Question

The rate of change of torque τ with deflection θ is maximum for a magnet suspended freely in a uniform magnetic field of induction B when θ is equal to
A . 0°
B . 45°
C . 60°
D . 90°

Answer 1

Hint:In this question we have to find the θ at which the rate of change of torque with deflection is maximum.
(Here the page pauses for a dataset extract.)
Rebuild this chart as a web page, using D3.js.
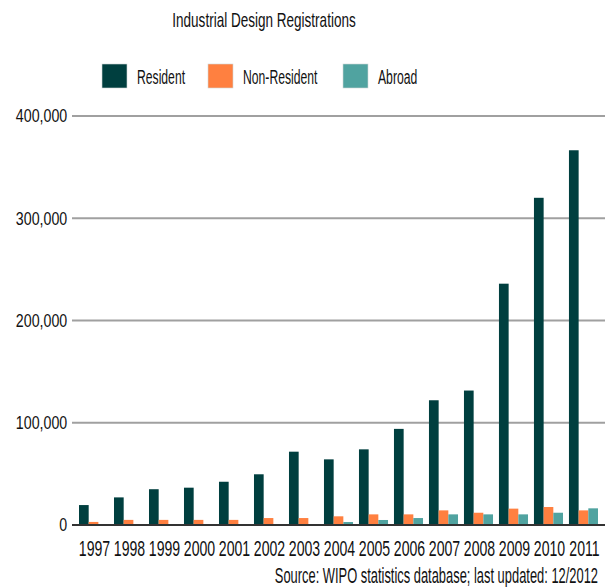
<!DOCTYPE html>
<html>
<head>
<meta charset="utf-8">
<script src="https://cdn.jsdelivr.net/npm/d3@7"></script>
<style>
  body { margin: 0; background: #fff; }
  svg text { font-family: "Liberation Sans", Arial, sans-serif; fill: #111; }
</style>
</head>
<body>
<div id="graphic"></div>
<script>
const years = ['1997', '1998', '1999', '2000', '2001', '2002', '2003', '2004',
  '2005', '2006', '2007', '2008', '2009', '2010', '2011'];
const resident = [19500, 27000, 35000, 36500, 42300, 49600, 71700, 64200,
  74000, 94000, 122000, 131500, 236000, 320000, 366500];
const nonResident = [3000, 5000, 5000, 5000, 5000, 6800, 6800, 8500,
  10400, 10400, 14300, 12000, 16000, 17600, 14300];
const abroad = [0, 0, 0, 0, 0, 0, 0, 2900,
  4900, 6800, 10400, 10400, 10400, 12000, 16300];
const seriesNames = ['Resident', 'Non-Resident', 'Abroad'];
const yTicks = [0, 100000, 200000, 300000, 400000];

const colors = ['#003f3f', '#ff8040', '#50a3a0'];
const width = 606, height = 587;

const svg = d3.select('#graphic').append('svg')
  .attr('width', width)
  .attr('height', height);

// the original face is very narrow, so text gets squeezed sideways
const addText = (parent, px, py, str, size, anchor, k) => parent.append('text')
  .attr('transform', 'translate(' + px + ',' + py + ') scale(' + k + ',1)')
  .attr('text-anchor', anchor)
  .style('font-size', size + 'px')
  .text(str);

const x = d3.scaleBand()
  .domain(years)
  .range([75.5, 601.5])
  .paddingInner(0.17)
  .paddingOuter(0.1);

const xSub = d3.scaleBand()
  .domain(seriesNames)
  .range([0, x.bandwidth()]);

const y = d3.scaleLinear()
  .domain([0, 400000])
  .range([525, 116]);

// title
addText(svg, 264, 27, 'Industrial Design Registrations', 20.5, 'middle', 0.66);

// legend
const legendX = [102, 208, 343];
const legend = svg.selectAll('.legend')
  .data(seriesNames)
  .enter().append('g')
  .attr('class', 'legend')
  .attr('transform', (d, i) => 'translate(' + legendX[i] + ',64)');

legend.append('rect')
  .attr('width', 25)
  .attr('height', 24)
  .attr('fill', (d, i) => colors[i])
  .attr('stroke', '#cfd8d8')
  .attr('stroke-width', 0.6);

legend.each(function (d) {
  addText(d3.select(this), 35, 19.5, d, 21, 'start', 0.58);
});

// gridlines + y labels
const yAxis = d3.axisLeft(y)
  .tickValues(yTicks)
  .tickSize(0)
  .tickPadding(6)
  .tickFormat(d3.format(','));

const yG = svg.append('g')
  .attr('transform', 'translate(72,0)')
  .call(yAxis);
yG.select('.domain').remove();
yG.selectAll('.tick text')
  .attr('fill', '#111')
  .attr('transform', 'scale(0.79,1)')
  .style('font-size', '18px')
  .style('font-family', '"Liberation Sans", Arial, sans-serif');

svg.selectAll('.grid')
  .data(yTicks.filter(d => d > 0))
  .enter().append('line')
  .attr('class', 'grid')
  .attr('x1', 72)
  .attr('x2', 605)
  .attr('y1', d => y(d))
  .attr('y2', d => y(d))
  .attr('stroke', '#a0a0a0')
  .attr('stroke-width', 2);

// bars
const table = years.map((yr, i) => ({
  year: yr,
  values: [resident[i], nonResident[i], abroad[i]]
}));

const groups = svg.selectAll('.group')
  .data(table)
  .enter().append('g')
  .attr('class', 'group')
  .attr('transform', d => 'translate(' + x(d.year) + ',0)');

groups.selectAll('rect')
  .data(d => d.values.map((v, i) => ({ name: seriesNames[i], value: v, i: i })))
  .enter().append('rect')
  .attr('x', d => xSub(d.name))
  .attr('width', xSub.bandwidth())
  .attr('y', d => y(d.value))
  .attr('height', d => y(0) - y(d.value))
  .attr('fill', d => colors[d.i]);

// zero line
svg.append('line')
  .attr('x1', 72)
  .attr('x2', 605)
  .attr('y1', y(0))
  .attr('y2', y(0))
  .attr('stroke', '#333')
  .attr('stroke-width', 2);

// x labels
const xAxis = d3.axisBottom(x).tickSize(0).tickPadding(0);
const xG = svg.append('g')
  .attr('transform', 'translate(1,556)')
  .call(xAxis);
xG.select('.domain').remove();
xG.selectAll('.tick text')
  .attr('fill', '#111')
  .attr('dy', null)
  .attr('y', 0)
  .attr('transform', 'scale(0.64,1)')
  .style('font-size', '22px')
  .style('font-family', '"Liberation Sans", Arial, sans-serif');

// source
addText(svg, 598, 583, 'Source: WIPO statistics database; last updated: 12/2012', 21.5, 'end', 0.6);
</script>
</body>
</html>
Therefore, we have to make $\dfrac{d\tau }{d\theta }$ maximum.





Formula used:
Torque τ= M×B (the cross product of magnetic moment and magnetic field)






Complete answer:

We know that for a magnet suspended freely in a uniform magnetic field, the torque is the cross product of the magnetic moment and the magnetic field.
τ= M×B
τ= MBsinθ (θ=angle between M and B)
The rate of change of torque τ with deflection θ=$\dfrac{d\tau }{d\theta }$
$\dfrac{d\tau }{d\theta }=\dfrac{d(MB\sin \theta )}{d\theta }$
$\dfrac{d\tau }{d\theta }=MB\cos \theta $
For $\dfrac{d\tau }{d\theta }$ to be maximum, MBcosθ should be maximum, that is cosθ should be maximum since we cannot change the magnetic moment or the magnetic field.
The maximum value of cosθ is 1 which happens when θ=0°.
Therefore, the rate of change of torque with deflection is maximum when vector M and vector B are parallel to each other.
The correct answer is 0°.






Note:The differentiation of sin θ with respect to θ gives cosθ with a positive sign. If we have to find the rate of change of something, we always take help of differentiation.